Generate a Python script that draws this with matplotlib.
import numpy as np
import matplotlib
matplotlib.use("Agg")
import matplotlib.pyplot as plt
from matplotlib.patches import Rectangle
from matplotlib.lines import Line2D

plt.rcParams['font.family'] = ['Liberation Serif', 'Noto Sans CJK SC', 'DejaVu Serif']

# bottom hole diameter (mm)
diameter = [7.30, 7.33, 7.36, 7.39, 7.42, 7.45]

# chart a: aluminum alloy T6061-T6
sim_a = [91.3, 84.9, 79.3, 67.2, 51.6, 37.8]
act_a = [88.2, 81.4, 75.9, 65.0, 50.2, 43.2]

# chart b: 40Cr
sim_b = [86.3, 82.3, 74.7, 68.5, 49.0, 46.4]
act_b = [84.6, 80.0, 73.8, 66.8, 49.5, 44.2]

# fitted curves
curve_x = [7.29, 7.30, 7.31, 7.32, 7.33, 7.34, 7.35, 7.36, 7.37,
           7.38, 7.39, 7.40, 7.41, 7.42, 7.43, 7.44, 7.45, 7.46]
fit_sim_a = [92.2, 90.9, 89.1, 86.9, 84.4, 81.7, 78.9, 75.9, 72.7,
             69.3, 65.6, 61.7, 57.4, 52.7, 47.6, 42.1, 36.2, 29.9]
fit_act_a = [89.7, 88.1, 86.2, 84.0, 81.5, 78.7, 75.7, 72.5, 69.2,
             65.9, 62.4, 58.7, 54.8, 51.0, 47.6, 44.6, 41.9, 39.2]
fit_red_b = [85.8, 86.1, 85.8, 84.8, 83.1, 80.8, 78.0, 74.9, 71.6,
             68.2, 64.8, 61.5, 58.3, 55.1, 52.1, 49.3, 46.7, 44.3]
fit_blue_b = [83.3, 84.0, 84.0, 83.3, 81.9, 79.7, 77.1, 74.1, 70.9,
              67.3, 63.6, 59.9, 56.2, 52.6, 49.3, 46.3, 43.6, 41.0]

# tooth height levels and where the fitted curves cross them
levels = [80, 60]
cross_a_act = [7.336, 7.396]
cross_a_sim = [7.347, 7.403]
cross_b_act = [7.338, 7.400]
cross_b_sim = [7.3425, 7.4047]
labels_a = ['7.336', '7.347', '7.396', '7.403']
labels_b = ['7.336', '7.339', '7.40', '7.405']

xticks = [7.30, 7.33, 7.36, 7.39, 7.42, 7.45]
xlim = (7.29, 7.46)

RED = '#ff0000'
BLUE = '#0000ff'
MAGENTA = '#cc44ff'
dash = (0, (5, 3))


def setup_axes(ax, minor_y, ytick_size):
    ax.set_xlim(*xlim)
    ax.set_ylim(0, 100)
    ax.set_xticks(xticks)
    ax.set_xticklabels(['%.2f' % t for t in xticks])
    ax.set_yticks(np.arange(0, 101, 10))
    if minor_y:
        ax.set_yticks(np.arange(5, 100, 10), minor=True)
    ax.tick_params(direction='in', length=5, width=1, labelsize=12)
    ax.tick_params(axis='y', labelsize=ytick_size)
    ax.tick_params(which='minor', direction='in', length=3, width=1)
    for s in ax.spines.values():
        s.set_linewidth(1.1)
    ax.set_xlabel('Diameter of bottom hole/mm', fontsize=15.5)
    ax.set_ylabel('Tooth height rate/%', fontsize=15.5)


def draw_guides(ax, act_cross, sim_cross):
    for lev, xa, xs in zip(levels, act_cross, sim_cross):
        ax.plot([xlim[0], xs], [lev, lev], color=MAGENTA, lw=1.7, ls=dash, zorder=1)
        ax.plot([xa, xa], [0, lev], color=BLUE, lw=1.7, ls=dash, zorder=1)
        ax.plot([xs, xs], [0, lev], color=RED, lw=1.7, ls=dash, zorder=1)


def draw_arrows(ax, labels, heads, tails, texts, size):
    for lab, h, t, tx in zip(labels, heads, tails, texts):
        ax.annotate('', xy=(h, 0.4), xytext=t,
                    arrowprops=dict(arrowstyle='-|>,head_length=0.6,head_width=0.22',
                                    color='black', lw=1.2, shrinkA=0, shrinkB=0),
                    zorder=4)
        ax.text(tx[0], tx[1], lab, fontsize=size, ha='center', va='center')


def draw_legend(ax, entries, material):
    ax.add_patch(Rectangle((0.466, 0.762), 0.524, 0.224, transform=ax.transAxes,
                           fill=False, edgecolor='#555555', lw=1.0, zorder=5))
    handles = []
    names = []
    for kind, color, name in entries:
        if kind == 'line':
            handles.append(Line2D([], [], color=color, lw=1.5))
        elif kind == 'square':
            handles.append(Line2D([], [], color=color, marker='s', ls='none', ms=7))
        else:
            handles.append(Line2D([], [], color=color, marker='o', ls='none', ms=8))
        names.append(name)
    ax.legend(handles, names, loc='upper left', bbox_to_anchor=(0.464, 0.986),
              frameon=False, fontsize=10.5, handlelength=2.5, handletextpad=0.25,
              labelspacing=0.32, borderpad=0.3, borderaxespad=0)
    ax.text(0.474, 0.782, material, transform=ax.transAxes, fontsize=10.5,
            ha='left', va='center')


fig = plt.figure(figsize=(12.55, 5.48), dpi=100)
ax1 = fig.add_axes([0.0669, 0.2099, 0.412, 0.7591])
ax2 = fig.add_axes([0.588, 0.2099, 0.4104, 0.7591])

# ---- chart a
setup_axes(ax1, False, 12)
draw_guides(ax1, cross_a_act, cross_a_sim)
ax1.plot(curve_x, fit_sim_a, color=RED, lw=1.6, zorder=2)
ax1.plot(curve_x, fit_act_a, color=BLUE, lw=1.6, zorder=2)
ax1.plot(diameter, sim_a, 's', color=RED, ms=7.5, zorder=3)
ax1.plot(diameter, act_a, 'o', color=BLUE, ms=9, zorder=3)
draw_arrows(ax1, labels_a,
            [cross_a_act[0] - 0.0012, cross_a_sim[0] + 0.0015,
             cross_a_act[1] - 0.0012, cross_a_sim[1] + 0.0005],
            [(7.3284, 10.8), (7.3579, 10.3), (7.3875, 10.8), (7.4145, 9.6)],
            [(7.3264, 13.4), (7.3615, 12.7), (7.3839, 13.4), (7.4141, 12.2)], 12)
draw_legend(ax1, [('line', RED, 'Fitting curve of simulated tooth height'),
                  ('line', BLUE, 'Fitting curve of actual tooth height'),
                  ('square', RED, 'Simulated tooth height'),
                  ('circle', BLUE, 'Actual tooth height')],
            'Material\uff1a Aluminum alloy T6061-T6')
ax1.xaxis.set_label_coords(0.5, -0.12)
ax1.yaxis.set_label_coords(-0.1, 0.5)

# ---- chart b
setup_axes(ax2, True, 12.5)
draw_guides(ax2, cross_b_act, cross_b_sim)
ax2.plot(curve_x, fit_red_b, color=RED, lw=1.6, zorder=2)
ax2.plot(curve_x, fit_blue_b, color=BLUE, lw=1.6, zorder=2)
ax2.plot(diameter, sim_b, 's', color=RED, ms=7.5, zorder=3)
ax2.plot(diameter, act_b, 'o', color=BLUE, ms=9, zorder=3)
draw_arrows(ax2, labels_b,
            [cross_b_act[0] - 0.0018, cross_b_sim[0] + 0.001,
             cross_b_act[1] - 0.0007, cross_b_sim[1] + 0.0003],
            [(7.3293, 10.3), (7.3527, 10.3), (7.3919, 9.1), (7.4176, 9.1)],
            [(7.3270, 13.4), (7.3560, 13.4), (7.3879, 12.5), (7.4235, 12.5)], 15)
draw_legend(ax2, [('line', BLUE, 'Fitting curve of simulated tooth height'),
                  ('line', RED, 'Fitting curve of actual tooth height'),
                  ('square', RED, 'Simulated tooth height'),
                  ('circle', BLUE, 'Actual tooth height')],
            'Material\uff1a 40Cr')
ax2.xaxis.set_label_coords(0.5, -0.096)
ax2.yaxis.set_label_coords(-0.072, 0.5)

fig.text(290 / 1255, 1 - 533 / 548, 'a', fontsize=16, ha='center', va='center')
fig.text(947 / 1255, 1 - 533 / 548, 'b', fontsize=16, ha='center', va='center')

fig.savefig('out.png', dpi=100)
■ ■ ■ ■ ■
== What you are asked to do ==
Word for word, reproduce the listing above from its start up to and including the line that has "dash = (0, (5, 3))". Give only those lines.

== Solution for this task ==
Generate a Python script that draws this with matplotlib.
import numpy as np
import matplotlib
matplotlib.use("Agg")
import matplotlib.pyplot as plt
from matplotlib.patches import Rectangle
from matplotlib.lines import Line2D

plt.rcParams['font.family'] = ['Liberation Serif', 'Noto Sans CJK SC', 'DejaVu Serif']

# bottom hole diameter (mm)
diameter = [7.30, 7.33, 7.36, 7.39, 7.42, 7.45]

# chart a: aluminum alloy T6061-T6
sim_a = [91.3, 84.9, 79.3, 67.2, 51.6, 37.8]
act_a = [88.2, 81.4, 75.9, 65.0, 50.2, 43.2]

# chart b: 40Cr
sim_b = [86.3, 82.3, 74.7, 68.5, 49.0, 46.4]
act_b = [84.6, 80.0, 73.8, 66.8, 49.5, 44.2]

# fitted curves
curve_x = [7.29, 7.30, 7.31, 7.32, 7.33, 7.34, 7.35, 7.36, 7.37,
           7.38, 7.39, 7.40, 7.41, 7.42, 7.43, 7.44, 7.45, 7.46]
fit_sim_a = [92.2, 90.9, 89.1, 86.9, 84.4, 81.7, 78.9, 75.9, 72.7,
             69.3, 65.6, 61.7, 57.4, 52.7, 47.6, 42.1, 36.2, 29.9]
fit_act_a = [89.7, 88.1, 86.2, 84.0, 81.5, 78.7, 75.7, 72.5, 69.2,
             65.9, 62.4, 58.7, 54.8, 51.0, 47.6, 44.6, 41.9, 39.2]
fit_red_b = [85.8, 86.1, 85.8, 84.8, 83.1, 80.8, 78.0, 74.9, 71.6,
             68.2, 64.8, 61.5, 58.3, 55.1, 52.1, 49.3, 46.7, 44.3]
fit_blue_b = [83.3, 84.0, 84.0, 83.3, 81.9, 79.7, 77.1, 74.1, 70.9,
              67.3, 63.6, 59.9, 56.2, 52.6, 49.3, 46.3, 43.6, 41.0]

# tooth height levels and where the fitted curves cross them
levels = [80, 60]
cross_a_act = [7.336, 7.396]
cross_a_sim = [7.347, 7.403]
cross_b_act = [7.338, 7.400]
cross_b_sim = [7.3425, 7.4047]
labels_a = ['7.336', '7.347', '7.396', '7.403']
labels_b = ['7.336', '7.339', '7.40', '7.405']

xticks = [7.30, 7.33, 7.36, 7.39, 7.42, 7.45]
xlim = (7.29, 7.46)

RED = '#ff0000'
BLUE = '#0000ff'
MAGENTA = '#cc44ff'
dash = (0, (5, 3))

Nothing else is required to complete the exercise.